Session 11: Checkpoint - Process-Based Agents
# Add the agent_framework to the path
Mix.install([
{:agent_framework, path: Path.expand("../agent_framework", __DIR__)}
])
Phase 2 Checkpoint
This checkpoint verifies that you’ve successfully learned:
- Spawning processes and message passing
- Maintaining state with recursive loops
- Handling errors with links and monitors
- Designing multi-process architectures
We’ve extended the agent_framework project with real process-based agents!
Project Structure
The Phase 2 additions to agent_framework:
agent_framework/
├── lib/
│ └── agent_framework/
│ ├── agent.ex # Phase 1: Agent struct
│ ├── message.ex # Phase 1: Message struct
│ ├── process_agent.ex # NEW: Agent as process
│ ├── agent_registry.ex # NEW: Named agent lookup
│ └── agent_monitor.ex # NEW: Fault tolerance
│ └── agent_framework.ex # Updated: Process-based API
└── test/
└── agent_framework/
├── agent_test.exs # Phase 1 tests
├── message_test.exs # Phase 1 tests
└── process_test.exs # NEW: Phase 2 tests
1. ProcessAgent - Agents as Processes
The ProcessAgent module spawns agents as real Elixir processes.

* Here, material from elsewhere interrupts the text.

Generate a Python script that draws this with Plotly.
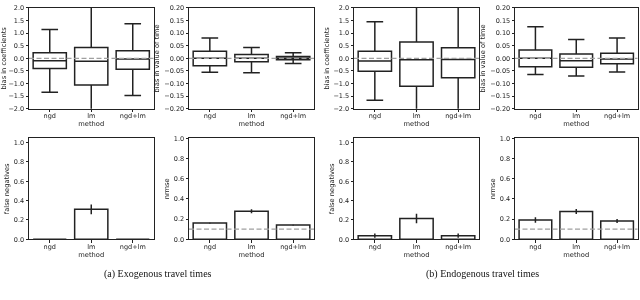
import plotly.graph_objects as go

# ---------------- data ----------------
methods = ["ngd", "lm", "ngd+lm"]

# (a) exogenous: bias in coefficients (box stats)
exo_coef_lo = [-1.34, -3.2, -1.47]
exo_coef_q1 = [-0.40, -1.06, -0.43]
exo_coef_med = [-0.09, -0.11, -0.03]
exo_coef_q3 = [0.22, 0.43, 0.30]
exo_coef_hi = [1.14, 3.4, 1.37]

# (a) exogenous: bias in value of time
exo_vot_lo = [-0.055, -0.057, -0.020]
exo_vot_q1 = [-0.029, -0.013, -0.006]
exo_vot_med = [0.000, 0.000, 0.000]
exo_vot_q3 = [0.028, 0.015, 0.007]
exo_vot_hi = [0.081, 0.043, 0.022]

# (b) endogenous: bias in coefficients
endo_coef_lo = [-1.66, -3.6, -2.8]
endo_coef_q1 = [-0.51, -1.11, -0.77]
endo_coef_med = [-0.10, -0.06, -0.05]
endo_coef_q3 = [0.28, 0.65, 0.42]
endo_coef_hi = [1.45, 3.8, 3.0]

# (b) endogenous: bias in value of time
endo_vot_lo = [-0.064, -0.070, -0.054]
endo_vot_q1 = [-0.033, -0.035, -0.021]
endo_vot_med = [0.000, -0.009, -0.003]
endo_vot_q3 = [0.033, 0.017, 0.020]
endo_vot_hi = [0.125, 0.075, 0.081]

# bar panels
exo_fn = [0.0, 0.31, 0.0]
exo_fn_err = [0.0, 0.05, 0.0]
exo_nrmse = [0.160, 0.278, 0.140]
exo_nrmse_err = [0.004, 0.020, 0.004]
endo_fn = [0.037, 0.215, 0.037]
endo_fn_err = [0.022, 0.050, 0.022]
endo_nrmse = [0.190, 0.275, 0.180]
endo_nrmse_err = [0.027, 0.025, 0.020]

bias_ref = 0.0
nrmse_ref = 0.1

captions = ["(a) Exogenous travel times", "(b) Endogenous travel times"]

# ---------------- styling / layout ----------------
W, H = 640, 300
TICKFONT = dict(family="DejaVu Sans", size=6.5, color="#222")
TITLEFONT = dict(family="DejaVu Sans", size=6.7, color="#222")
LINEC = "#222"

xdoms = [(29, 153.5), (189, 314), (354, 479), (515, 637.5)]
ydoms_top = (4, 107.7)
ydoms_bot = (138, 241.7)


def xd(p):
    return [p[0] / W, p[1] / W]


def yd(p):
    return [1 - p[1] / H, 1 - p[0] / H]


fig = go.Figure()
layout = dict(
    width=W, height=H,
    margin=dict(l=0, r=0, t=0, b=0),
    paper_bgcolor="white", plot_bgcolor="white",
    showlegend=False,
    font=TICKFONT,
    shapes=[], annotations=[],
)

box_sets = [
    (exo_coef_lo, exo_coef_q1, exo_coef_med, exo_coef_q3, exo_coef_hi,
     "bias in coefficients", [-2, 2], 0.5, ".1f"),
    (exo_vot_lo, exo_vot_q1, exo_vot_med, exo_vot_q3, exo_vot_hi,
     "bias in value of time", [-0.2, 0.2], 0.05, ".2f"),
    (endo_coef_lo, endo_coef_q1, endo_coef_med, endo_coef_q3, endo_coef_hi,
     "bias in coefficients", [-2, 2], 0.5, ".1f"),
    (endo_vot_lo, endo_vot_q1, endo_vot_med, endo_vot_q3, endo_vot_hi,
     "bias in value of time", [-0.2, 0.2], 0.05, ".2f"),
]

bar_sets = [
    (exo_fn, exo_fn_err, "false negatives", [0, 1.045], None),
    (exo_nrmse, exo_nrmse_err, "nrmse", [0, 1.0], nrmse_ref),
    (endo_fn, endo_fn_err, "false negatives", [0, 1.045], None),
    (endo_nrmse, endo_nrmse_err, "nrmse", [0, 1.0], nrmse_ref),
]


def axes(n, xdom, ydom, ytitle, yrange, dtick, fmt):
    sx = "" if n == 1 else str(n)
    common = dict(showline=True, mirror=True, linecolor=LINEC, linewidth=1,
                  ticks="outside", ticklen=2.5, tickwidth=1, tickcolor=LINEC,
                  showgrid=False, zeroline=False, tickfont=TICKFONT)
    layout["xaxis" + sx] = dict(
        domain=xd(xdom), anchor="y" + sx, type="category",
        range=[-0.5, 2.5],
        title=dict(text="method", font=TITLEFONT, standoff=1),
        ticklabelstandoff=-2, **common)
    layout["yaxis" + sx] = dict(
        domain=yd(ydom), anchor="x" + sx, range=yrange,
        tick0=0, dtick=dtick, tickformat=fmt,
        title=dict(text=ytitle, font=TITLEFONT, standoff=3),
        **common)
    return "x" + sx, "y" + sx


for i, (lo, q1, med, q3, hi, yt, yr, dt, fmt) in enumerate(box_sets):
    n = i + 1
    xa, ya = axes(n, xdoms[i], ydoms_top, yt, yr, dt, fmt)
    fig.add_trace(go.Box(
        x=methods, lowerfence=lo, q1=q1, median=med, q3=q3, upperfence=hi,
        width=0.8, whiskerwidth=0.5, fillcolor="white",
        line=dict(color=LINEC, width=1.5), xaxis=xa, yaxis=ya,
        hoverinfo="skip"))
    layout["shapes"].append(dict(
        type="line", xref=xa + " domain", x0=0, x1=1, yref=ya,
        y0=bias_ref, y1=bias_ref, layer="above",
        line=dict(color="#a0a0a0", width=1.3, dash="5px,2.5px")))

for i, (vals, err, yt, yr, ref) in enumerate(bar_sets):
    n = i + 5
    xa, ya = axes(n, xdoms[i], ydoms_bot, yt, yr, 0.2, ".1f")
    fig.add_trace(go.Bar(
        x=methods, y=vals, width=0.8,
        marker=dict(color="white", line=dict(color=LINEC, width=1.5)),
        error_y=dict(type="data", array=err, width=0, thickness=1.5,
                     color=LINEC),
        xaxis=xa, yaxis=ya, hoverinfo="skip"))
    if ref is not None:
        layout["shapes"].append(dict(
            type="line", xref=xa + " domain", x0=0, x1=1, yref=ya,
            y0=ref, y1=ref, layer="above",
            line=dict(color="#a0a0a0", width=1.3, dash="5px,2.5px")))

cap_x = [157.5 / W, 482 / W]
for cx, txt in zip(cap_x, captions):
    layout["annotations"].append(dict(
        text=txt, x=cx, y=1 - 277.7 / H, xref="paper", yref="paper",
        showarrow=False, xanchor="center", yanchor="middle",
        font=dict(family="Liberation Serif", size=10, color="#111")))

fig.update_layout(**layout)
fig.write_html(
    "out.html",
    config={"displayModeBar": False},
    post_script=(
        "document.body.style.margin='0';"
        "document.body.style.overflow='hidden';"
        "var s=document.createElement('style');"
        "s.textContent='.main-svg{will-change:transform;}';"
        "document.head.appendChild(s);"
    ),
)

alias AgentFramework.{ProcessAgent, Message}
# Start an agent process
{:ok, worker} = ProcessAgent.start("Research-Worker")
IO.puts("Started worker: #{inspect(worker)}")
IO.puts("Worker alive? #{Process.alive?(worker)}")
# Check initial state
{:ok, state} = ProcessAgent.get_state(worker)
IO.inspect(state, label: "Initial state")
Memory Operations
# Store values in memory
ProcessAgent.remember(worker, :context, "Researching Elixir concurrency")
ProcessAgent.remember(worker, :priority, :high)
ProcessAgent.remember(worker, :deadline, "end of week")
# Recall values
{:ok, context} = ProcessAgent.recall(worker, :context)
IO.puts("Context: #{context}")
{:ok, priority} = ProcessAgent.recall(worker, :priority)
IO.puts("Priority: #{priority}")
Task Processing
# Send tasks to the inbox
ProcessAgent.send_task(worker, :search, %{query: "GenServer tutorial"})
ProcessAgent.send_task(worker, :analyze, %{data: "search results"})
ProcessAgent.send_task(worker, :summarize, %{text: "This is a long article about Elixir concurrency patterns..."})
# Check inbox count
{:ok, count} = ProcessAgent.inbox_count(worker)
IO.puts("Tasks in inbox: #{count}")
# Process tasks one by one
{:ok, task1, result1} = ProcessAgent.process_next(worker)
IO.puts("Task 1: #{task1.payload.action}")
IO.puts("Result 1: #{inspect(result1)}")
{:ok, task2, result2} = ProcessAgent.process_next(worker)
IO.puts("\nTask 2: #{task2.payload.action}")
IO.puts("Result 2: #{inspect(result2)}")
{:ok, task3, result3} = ProcessAgent.process_next(worker)
IO.puts("\nTask 3: #{task3.payload.action}")
IO.puts("Result 3: #{inspect(result3)}")
# Verify processed count
{:ok, state} = ProcessAgent.get_state(worker)
IO.puts("Processed count: #{state.processed_count}")
IO.puts("Tasks remaining: #{length(state.inbox)}")
# Clean up
ProcessAgent.stop(worker)
IO.puts("Worker stopped: #{not Process.alive?(worker)}")
2. AgentRegistry - Named Agent Lookup
The AgentRegistry allows looking up agents by name instead of PID.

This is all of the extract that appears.